こうした結果だけを見れば、後継者への継承を含めた政治体制作りという点ではフリードリッヒ二世のリーダーシップは未完成だったと言わざるを得ません。言い換えると、封建制の支配体制から政教分離に基づく集権的な法治国家へと転換しようとしたフリードリッヒ二世のリーダーシップは、後継者に引き継いでも運用可能なレベルにまで完成度は高まっていなかったことが実証されています。
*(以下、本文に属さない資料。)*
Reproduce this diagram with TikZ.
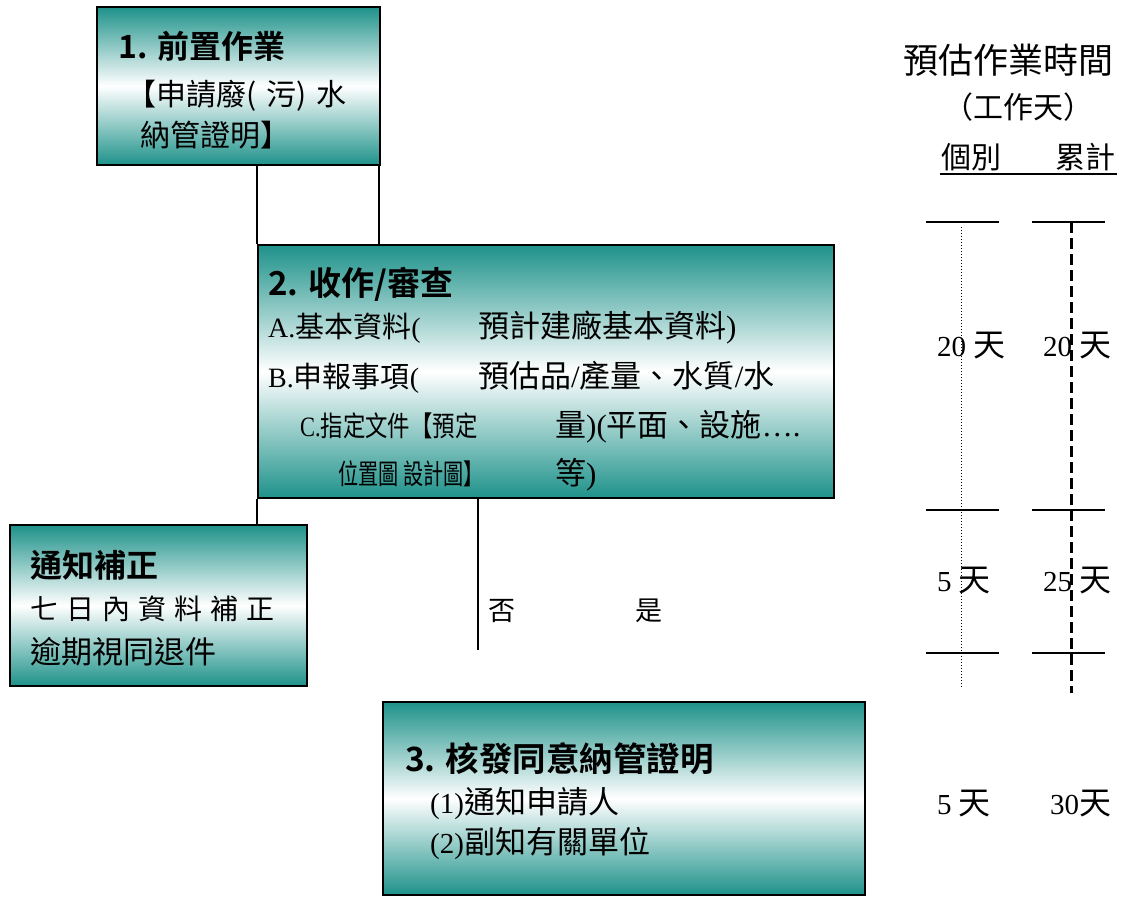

 後継者をどうするのか、その決定方法や権限移譲プロセスなども含めて、政治体制も企業組織も未だに正解への道筋も見当たらないでしょう。こうした後継者問題を指摘される企業は、特に創業者世代から次に繋ぐ際に数多く見られます。

 世襲が良いかどうかは別として、フリードリッヒ二世のリーダーシップのありかたから少なくともひとつ確言できることは、自らが選んだ後継候補者であっても、問題行動があったり期待される実績を挙げることができなかったりした際には、後継候補から除外しなければならないことです。

もし、後継者としてダメだということが明らかになった時点で即座に後継者候補から外さなければ、現在の体制を支えるフォロワーシップがもたなくなる虞が大きいからです。世襲であるならば、この点は余計に厳しく判断すべきでしょう。

一方、現代では相続権としては非嫡出子の権利も認められているとしても、同じ組織で嫡出子や庶子がいっしょに仕事をしているというのは、(非公式にはあっても)公式に発表して行っているところは、日本では中小企業であっても聞いたことがありません。夫婦や兄弟姉妹、親戚などで同じ会社に勤めている例は相当数ありますが、どのような実例でも婚外関係や庶子の存在が明示された上での関係に基づくものではないでしょう。

そもそも、妻妾同居のように子供たちの母親たちを含めて同居したり、母親が異なる子供たちがいっしょに教育を受けて育つといった環境がない限り、実子だからといって庶子を後継者にすることは、昔もそうはなかったのではないでしょうか。皇帝フリードリッヒ二世のように、領国がヨーロッパに広く分散して存在すると、皇帝の本拠地(宮廷)と皇后と相続順位第1位の者がいるところは別の地域であるのが普通でしょう。皇帝の愛妾と庶子がいるところもまた別の地域でしょう。

ちなみに、フリードリッヒ二世は嫡男以外の子供たちを自分の身近に集めて教育したと言われています。これは、後継者候補の育成という面よりも、政治体制整備の一環として、政治的にも軍事的にも有能な諸侯を各地に配置することが必要であり、そのための人材育成ではあったと思われます。

実はローマ法王という制度(ローマ法王庁を中心とするカソリックの組織)のほうが、後継者育成の面ではフリードリッヒ二世の政策よりも優れていたと言えるかもしれません。

ローマ法王は世襲ではなく、枢機卿のなかから互選で選ばれる慣習が長年続いてきたために、一人の法王が亡くなっても次の法王がその後を継ぐことで、制度とリーダーシップの継続性が形式的にも実質的にも担保されていたからです。とはいえ、グレゴリウス九世が亡くなりインノケンティウス四世が法王位に就くまで2年弱の空位期間があったり、そのインノケンティウス四世がローマからリヨンに逃亡するといった、破綻しかけたリーダーシップではありますが。

少子化が進んでいる現状では、嫡子(特に嫡男)に後を継がせるということは、ほぼ自動的に特定の個人を後継指名することを意味します。もし、その後継者が不適格であることが明らかになった場合のプランBを公式化するのであれば、最初から嫡子に限定せずに広く後継者候補を組織の内外で探すほうがよいかもしれません。